DATA SEGMENT:

Start

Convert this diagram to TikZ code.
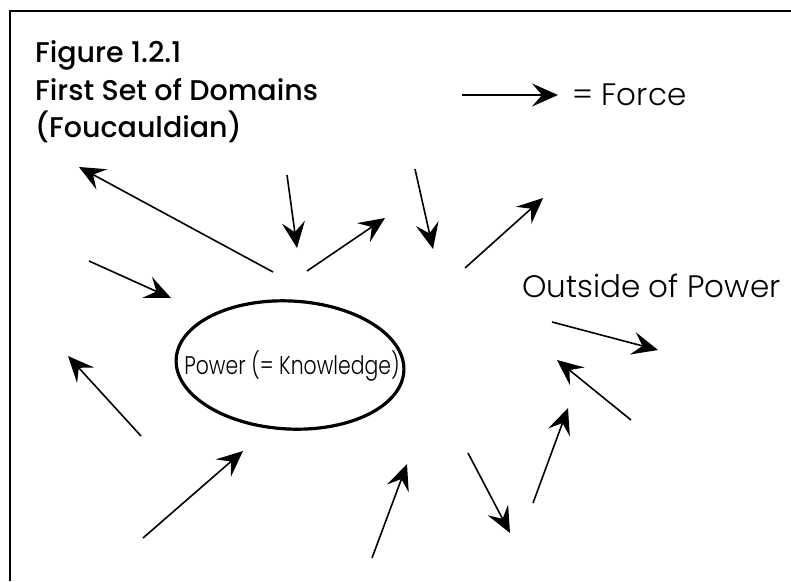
\documentclass[tikz,border=0pt]{standalone}
\usepackage{fontspec}
\setmainfont{Poppins}
\newfontfamily\titlefont{Poppins Medium}
\newfontfamily\lightfont{Poppins Light}
\usetikzlibrary{arrows.meta,shapes.geometric}
\begin{document}
\begin{tikzpicture}[x=1pt,y=-1pt,
  force/.style={-{Stealth[length=26pt,width=23pt,inset=10pt]},line width=1.6pt},
  frame/.style={line width=1.6pt},
  heading/.style={font=\titlefont\fontsize{28.5}{34}\selectfont,anchor=base west,inner sep=0pt},
  caption/.style={font=\lightfont\fontsize{31}{36}\selectfont,anchor=base west,inner sep=0pt},
  inner/.style={font=\lightfont\fontsize{25.5}{30}\selectfont,inner sep=0pt},
  ring/.style={draw,ellipse,line width=3.2pt,minimum width=228pt,minimum height=128pt,inner sep=0pt}]
\useasboundingbox (0,0) rectangle (791,581);
% open frame: top and left edges
\coordinate (fr1) at (791,11);
\coordinate (fr2) at (10,11);
\coordinate (fr3) at (10,581);
\draw[frame] (fr1) -- (fr2) -- (fr3);

% title block
\node[heading] (t1) at (35,62) {Figure 1.2.1};
\node[heading] (t2) at (35,100) {First Set of Domains};
\node[heading] (t3) at (35,137) {(Foucauldian)};

% legend
\coordinate (lg1) at (462,95);
\coordinate (lg2) at (558,95);
\draw[force] (lg1) -- (lg2);
\node[caption] (lgtext) at (572,105) {= Force};

% central domain
\node[ring,rotate=-3] (power) at (290,365) {};
\node[inner] (powertext) at (292,366) {\scalebox{0.8}[1]{Power (= Knowledge)}};
\node[caption] (outside) at (522,297) {Outside of Power};

% forces
\foreach \n/\ax/\ay/\bx/\by in {
  a/273/272/79/167,
  b/287/175/297/248,
  c/89/261/171/298,
  d/307/271/385/218,
  e/415/169/433/249,
  f/465/268/543/198,
  g/143/538/243/451,
  h/372/558/407/464,
  i/468/453/510/533,
  j/533/503/568/408,
  k/141/436/68/356,
  l/552/322/658/350,
  m/631/420/557/360}{
  \coordinate (\n0) at (\ax,\ay);
  \coordinate (\n1) at (\bx,\by);
  \draw[force] (\n0) -- (\n1);
}
\end{tikzpicture}
\end{document}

End

TO DO: Reproduce the data above in full, exactly as it is, with the pictures left out.

OUTPUT FOR THIS EXERCISE:
Convert this diagram to TikZ code.
\documentclass[tikz,border=0pt]{standalone}
\usepackage{fontspec}
\setmainfont{Poppins}
\newfontfamily\titlefont{Poppins Medium}
\newfontfamily\lightfont{Poppins Light}
\usetikzlibrary{arrows.meta,shapes.geometric}
\begin{document}
\begin{tikzpicture}[x=1pt,y=-1pt,
  force/.style={-{Stealth[length=26pt,width=23pt,inset=10pt]},line width=1.6pt},
  frame/.style={line width=1.6pt},
  heading/.style={font=\titlefont\fontsize{28.5}{34}\selectfont,anchor=base west,inner sep=0pt},
  caption/.style={font=\lightfont\fontsize{31}{36}\selectfont,anchor=base west,inner sep=0pt},
  inner/.style={font=\lightfont\fontsize{25.5}{30}\selectfont,inner sep=0pt},
  ring/.style={draw,ellipse,line width=3.2pt,minimum width=228pt,minimum height=128pt,inner sep=0pt}]
\useasboundingbox (0,0) rectangle (791,581);
% open frame: top and left edges
\coordinate (fr1) at (791,11);
\coordinate (fr2) at (10,11);
\coordinate (fr3) at (10,581);
\draw[frame] (fr1) -- (fr2) -- (fr3);

% title block
\node[heading] (t1) at (35,62) {Figure 1.2.1};
\node[heading] (t2) at (35,100) {First Set of Domains};
\node[heading] (t3) at (35,137) {(Foucauldian)};

% legend
\coordinate (lg1) at (462,95);
\coordinate (lg2) at (558,95);
\draw[force] (lg1) -- (lg2);
\node[caption] (lgtext) at (572,105) {= Force};

% central domain
\node[ring,rotate=-3] (power) at (290,365) {};
\node[inner] (powertext) at (292,366) {\scalebox{0.8}[1]{Power (= Knowledge)}};
\node[caption] (outside) at (522,297) {Outside of Power};

% forces
\foreach \n/\ax/\ay/\bx/\by in {
  a/273/272/79/167,
  b/287/175/297/248,
  c/89/261/171/298,
  d/307/271/385/218,
  e/415/169/433/249,
  f/465/268/543/198,
  g/143/538/243/451,
  h/372/558/407/464,
  i/468/453/510/533,
  j/533/503/568/408,
  k/141/436/68/356,
  l/552/322/658/350,
  m/631/420/557/360}{
  \coordinate (\n0) at (\ax,\ay);
  \coordinate (\n1) at (\bx,\by);
  \draw[force] (\n0) -- (\n1);
}
\end{tikzpicture}
\end{document}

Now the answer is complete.